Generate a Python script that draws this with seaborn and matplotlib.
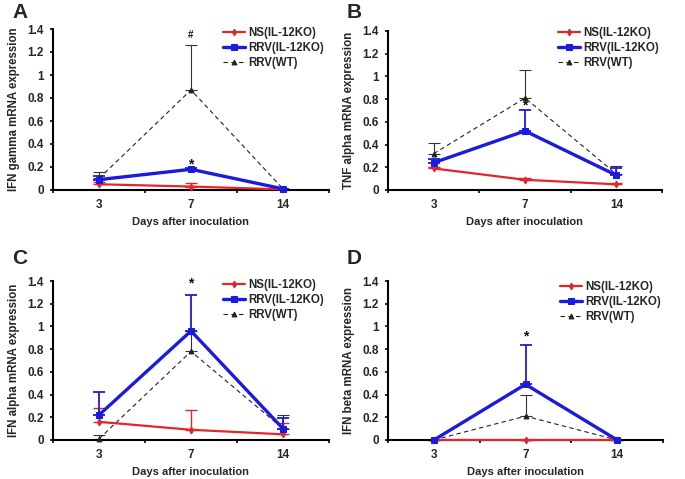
import numpy as np
import pandas as pd
import matplotlib
matplotlib.use("Agg")
import matplotlib.pyplot as plt
import seaborn as sns

# ---------------- data ----------------
days = ["3", "7", "14"]
series = ["NS(IL-12KO)", "RRV(IL-12KO)", "RRV(WT)"]
yticks = [0, 0.2, 0.4, 0.6, 0.8, 1.0, 1.2, 1.4]
ytick_labels = ["0", "0.2", "0.4", "0.6", "0.8", "1", "1.2", "1.4"]

panel_letters = ["A", "B", "C", "D"]
ylabels = ["IFN gamma mRNA expression", "TNF alpha mRNA expression",
           "IFN alpha mRNA expression", "IFN beta mRNA expression"]

# means
A_ns = [0.05, 0.03, 0.005]
A_ko = [0.09, 0.18, 0.01]
A_wt = [0.10, 0.87, 0.01]
B_ns = [0.19, 0.09, 0.05]
B_ko = [0.24, 0.52, 0.13]
B_wt = [0.32, 0.81, 0.14]
C_ns = [0.16, 0.09, 0.05]
C_ko = [0.22, 0.96, 0.10]
C_wt = [0.01, 0.78, 0.10]
D_ns = [0.0, 0.0, 0.0]
D_ko = [0.0, 0.49, 0.0]
D_wt = [0.0, 0.21, 0.0]

# upper error (SD)
A_ns_err = [0.02, 0.03, 0.0]
A_ko_err = [0.03, 0.01, 0.0]
A_wt_err = [0.06, 0.39, 0.0]
B_ns_err = [0.01, 0.02, 0.01]
B_ko_err = [0.03, 0.18, 0.06]
B_wt_err = [0.09, 0.25, 0.07]
C_ns_err = [0.12, 0.17, 0.10]
C_ko_err = [0.20, 0.32, 0.09]
C_wt_err = [0.03, 0.18, 0.12]
D_ns_err = [0.0, 0.0, 0.0]
D_ko_err = [0.0, 0.35, 0.0]
D_wt_err = [0.0, 0.19, 0.0]

# significance marks: (symbol, day index, y)
A_marks = [("#", 1, 1.35), ("*", 1, 0.225)]
B_marks = [("*", 1, 0.745)]
C_marks = [("*", 1, 1.38)]
D_marks = [("*", 1, 0.91)]

panels = [
    (A_ns, A_ko, A_wt, A_ns_err, A_ko_err, A_wt_err, A_marks),
    (B_ns, B_ko, B_wt, B_ns_err, B_ko_err, B_wt_err, B_marks),
    (C_ns, C_ko, C_wt, C_ns_err, C_ko_err, C_wt_err, C_marks),
    (D_ns, D_ko, D_wt, D_ns_err, D_ko_err, D_wt_err, D_marks),
]

# ---------------- style ----------------
sns.set_style("ticks")
plt.rcParams["font.family"] = ["Liberation Sans", "DejaVu Sans"]
plt.rcParams["font.weight"] = "bold"

colors = {"NS(IL-12KO)": "#e3262a", "RRV(IL-12KO)": "#1b1be0", "RRV(WT)": "#222222"}
lws = {"NS(IL-12KO)": 1.6, "RRV(IL-12KO)": 2.4, "RRV(WT)": 0.8}
mk = {"NS(IL-12KO)": "d", "RRV(IL-12KO)": "s", "RRV(WT)": "^"}
ms = {"NS(IL-12KO)": 3.5, "RRV(IL-12KO)": 4.5, "RRV(WT)": 3.5}
ls = {"NS(IL-12KO)": "-", "RRV(IL-12KO)": "-", "RRV(WT)": (0, (4, 3))}
elw = {"NS(IL-12KO)": 1.0, "RRV(IL-12KO)": 1.3, "RRV(WT)": 0.8}
ecol = {"NS(IL-12KO)": "#e3262a", "RRV(IL-12KO)": "#1b1be0", "RRV(WT)": "#333333"}

fig = plt.figure(figsize=(6.85, 4.79), dpi=100)
W, H = 685, 479
boxes = [(53, 29, 329, 190), (388, 31, 662, 190),
         (53, 281, 329, 440), (388, 281, 663, 440)]
legend_xy = [(223, 27), (558, 27), (223, 279), (560, 281)]
letter_pos = [(12, 13), (347, 13), (12, 258), (347, 258)]

order = ["RRV(WT)", "NS(IL-12KO)", "RRV(IL-12KO)"]
for i, (ns, ko, wt, nse, koe, wte, marks) in enumerate(panels):
    l, t, r, b = boxes[i]
    ax = fig.add_axes([l / W, 1 - b / H, (r - l) / W, (b - t) / H])
    vals = {"NS(IL-12KO)": (ns, nse), "RRV(IL-12KO)": (ko, koe), "RRV(WT)": (wt, wte)}
    df = pd.DataFrame({
        "day": np.tile(np.arange(len(days)), len(series)),
        "value": np.concatenate([vals[s][0] for s in series]),
        "err": np.concatenate([vals[s][1] for s in series]),
        "series": np.repeat(series, len(days)),
    })
    handles = {}
    for s in order:
        d = df[df["series"] == s]
        ax.errorbar(d["day"], d["value"], yerr=[np.zeros(len(d)), d["err"]],
                    fmt="none", ecolor=ecol[s], elinewidth=elw[s], capsize=4.5,
                    capthick=elw[s], zorder=2, clip_on=False)
        sns.lineplot(data=d, x="day", y="value", ax=ax, color=colors[s],
                     linewidth=lws[s], marker=mk[s], markersize=ms[s],
                     markeredgecolor=colors[s], linestyle=ls[s], zorder=3,
                     clip_on=False, legend=False)
        handles[s] = ax.lines[-1]
    for sym, xi, yv in marks:
        ax.text(xi, yv, sym, ha="center", va="center",
                fontsize=7 if sym == "#" else 10, fontweight="bold", color="#111111")
    ax.set_xlim(-0.5, len(days) - 0.5)
    ax.set_ylim(0, 1.4)
    ax.set_xticks(range(len(days)))
    ax.set_xticklabels(days, fontsize=8.5, fontweight="bold")
    ax.set_xticks(np.arange(-0.5, len(days)), minor=True)
    ax.tick_params(axis="x", which="major", length=0, pad=6.5)
    ax.tick_params(axis="x", which="minor", length=2.5, width=1.2, direction="out", color="black")
    ax.set_yticks(yticks)
    ax.set_yticklabels(ytick_labels, fontsize=8.5, fontweight="bold")
    ax.tick_params(axis="y", length=2.5, width=1.2, direction="out", color="black", pad=4)
    for sp in ["top", "right"]:
        ax.spines[sp].set_visible(False)
    for sp in ["left", "bottom"]:
        ax.spines[sp].set_linewidth(1.5)
        ax.spines[sp].set_color("black")
    ax.set_xlabel("Days after inoculation", fontsize=8, fontweight="bold", labelpad=4)
    ax.set_ylabel(ylabels[i], fontsize=8.3, fontweight="bold", labelpad=5.5)
    lxp, lyp = legend_xy[i]
    ax.legend([handles[s] for s in series], series, loc="upper left",
              bbox_to_anchor=((lxp - l) / (r - l), (b - lyp) / (b - t)),
              frameon=False, prop={"weight": "bold", "size": 8.3},
              handlelength=1.9, handletextpad=0.25, labelspacing=0.25,
              borderaxespad=0, borderpad=0)
    lx, ly = letter_pos[i]
    fig.text(lx / W, 1 - ly / H, panel_letters[i], fontsize=15, fontweight="bold",
             ha="left", va="center")

fig.savefig("out.png", dpi=100, facecolor="white")
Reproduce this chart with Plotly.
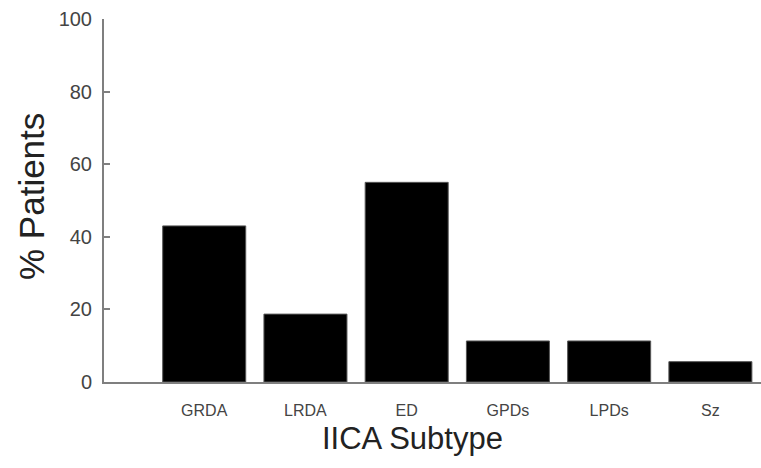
import plotly.graph_objects as go

categories = ["GRDA", "LRDA", "ED", "GPDs", "LPDs", "Sz"]
values = [43, 18.7, 55, 11.3, 11.3, 5.6]
y_ticks = [0, 20, 40, 60, 80, 100]

FONT = "Liberation Sans, Arial, sans-serif"

fig = go.Figure(go.Bar(
    x=categories, y=values,
    marker=dict(color="black", line=dict(color="#555555", width=1)),
    width=0.82,
))

fig.update_layout(
    width=761, height=468,
    margin=dict(l=104, r=0, t=19, b=86),
    paper_bgcolor="white", plot_bgcolor="white",
    showlegend=False,
    font=dict(family=FONT),
    xaxis=dict(
        range=[-0.99, 5.5],
        showline=True, linecolor="#7f7f7f", linewidth=2,
        ticks="outside", ticklen=13, tickcolor="rgba(0,0,0,0)",
        tickfont=dict(size=16, color="#444444"),
        showgrid=False, zeroline=False,
    ),
    yaxis=dict(
        range=[0, 100],
        tickvals=y_ticks,
        showline=True, linecolor="#7f7f7f", linewidth=2,
        ticks="inside", ticklen=6, tickcolor="#7f7f7f", tickwidth=1.5,
        tickfont=dict(size=20, color="#444444"),
        ticklabelstandoff=6,
        showgrid=False, zeroline=False,
    ),
    annotations=[
        dict(text="IICA Subtype", xref="paper", yref="paper",
             x=(412 - 104) / 657, y=-(438 - 382) / 363,
             xanchor="center", yanchor="middle", showarrow=False,
             font=dict(size=31, color="#222222", family=FONT)),
        dict(text="% Patients", xref="paper", yref="paper",
             x=-(104 - 32) / 657, y=(382 - 197) / 363,
             xanchor="center", yanchor="middle", showarrow=False, textangle=-90,
             font=dict(size=35, color="#222222", family=FONT)),
    ],
)

fig.write_html("out.html", config={"displayModeBar": False},
               post_script="document.body.style.margin='0px';document.body.style.padding='0px';")
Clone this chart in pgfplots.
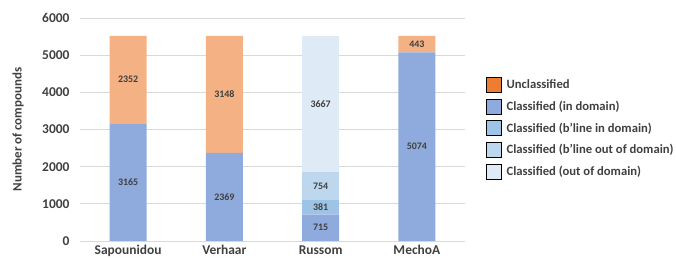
\documentclass[border=0pt]{standalone}
\usepackage{pgfplots}
\pgfplotsset{compat=1.18}
\usepackage{fontspec}
\setmainfont{Carlito}
\definecolor{cunc}{HTML}{F4B183}
\definecolor{cunclg}{HTML}{ED7D31}
\definecolor{cin}{HTML}{8FAADC}
\definecolor{cbin}{HTML}{9DC3E6}
\definecolor{cbout}{HTML}{BDD7EE}
\definecolor{cout}{HTML}{DEEBF7}
\definecolor{txt}{HTML}{404040}
\pgfkeys{/pgf/number format/1000 sep={}}
\pgfplotsset{
  common/.style={
    at={(80bp,18bp)}, anchor=south west,
    scale only axis, width=385bp, height=223bp,
    xmin=-0.5, xmax=3.5, ymin=0, ymax=6000,
  },
}
\begin{document}
\begin{tikzpicture}
\path[use as bounding box] (0,0) rectangle (676bp,259bp);
\begin{axis}[
  common,
  ybar stacked, bar width=37bp,
  xtick={0,1,2,3}, xticklabels={Sapounidou,Verhaar,Russom,MechoA},
  ytick={0,1000,...,6000},
  axis line style={draw=none},
  major tick length=0pt,
  ymajorgrids, grid style={draw=black!15, line width=0.8bp},
  /pgf/number format/assume math mode=true,
  ticklabel style={font=\bfseries\fontsize{13.5}{14}\selectfont, text=txt},
  yticklabel style={xshift=-7bp},
  xticklabel style={yshift=-1bp},
  ylabel={Number of compounds},
  ylabel style={at={(axis description cs:-0.161,0.5)}, anchor=center, font=\bfseries\fontsize{13}{14}\selectfont, text=txt},
  legend image code/.code={\fill[#1] (0bp,-7.5bp) rectangle (15bp,7.5bp);},
  legend style={at={(axis description cs:1.0545,0.738)}, anchor=north west, draw=none, fill=none, inner sep=0pt, row sep=6.5bp,
    font=\bfseries\fontsize{12.7}{13}\selectfont, text=txt, cells={anchor=west},
    nodes={inner xsep=5bp}},
  legend cell align=left,
]
\addplot[fill=cin, draw=none, forget plot] coordinates {(0,3165) (1,2369) (2,715) (3,5074)};
\addplot[fill=cbin, draw=none, forget plot] coordinates {(0,0) (1,0) (2,381) (3,0)};
\addplot[fill=cbout, draw=none, forget plot] coordinates {(0,0) (1,0) (2,754) (3,0)};
\addplot[fill=cout, draw=none, forget plot] coordinates {(0,0) (1,0) (2,3667) (3,0)};
\addplot[fill=cunc, draw=none, forget plot] coordinates {(0,2352) (1,3148) (2,0) (3,443)};
\addlegendimage{fill=cunclg}
\addlegendentry{Unclassified}
\addlegendimage{fill=cin}
\addlegendentry{Classified (in domain)}
\addlegendimage{fill=cbin}
\addlegendentry{Classified (b’line in domain)}
\addlegendimage{fill=cbout}
\addlegendentry{Classified (b’line out of domain)}
\addlegendimage{fill=cout}
\addlegendentry{Classified (out of domain)}
\end{axis}
\begin{axis}[common, hide axis, clip=false]
\addplot[draw=none, mark=none, point meta=explicit symbolic, nodes near coords,
  every node near coord/.append style={anchor=center, font=\bfseries\fontsize{10}{10}\selectfont, text=txt}]
  coordinates {
  (0,1582.5) [3165] (0,4341) [2352]
  (1,1184.5) [2369] (1,3943) [3148]
  (2,357.5) [715] (2,905.5) [381] (2,1473) [754] (2,3683.5) [3667]
  (3,2537) [5074] (3,5295.5) [443]
  };
\end{axis}
\end{tikzpicture}
\end{document}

§ **PROMPT**: Check every line of the data, and copy the ones that contain "seaborn".

§ **OUTPUT FOR THIS TASK**:
Generate a Python script that draws this with seaborn and matplotlib.
import seaborn as sns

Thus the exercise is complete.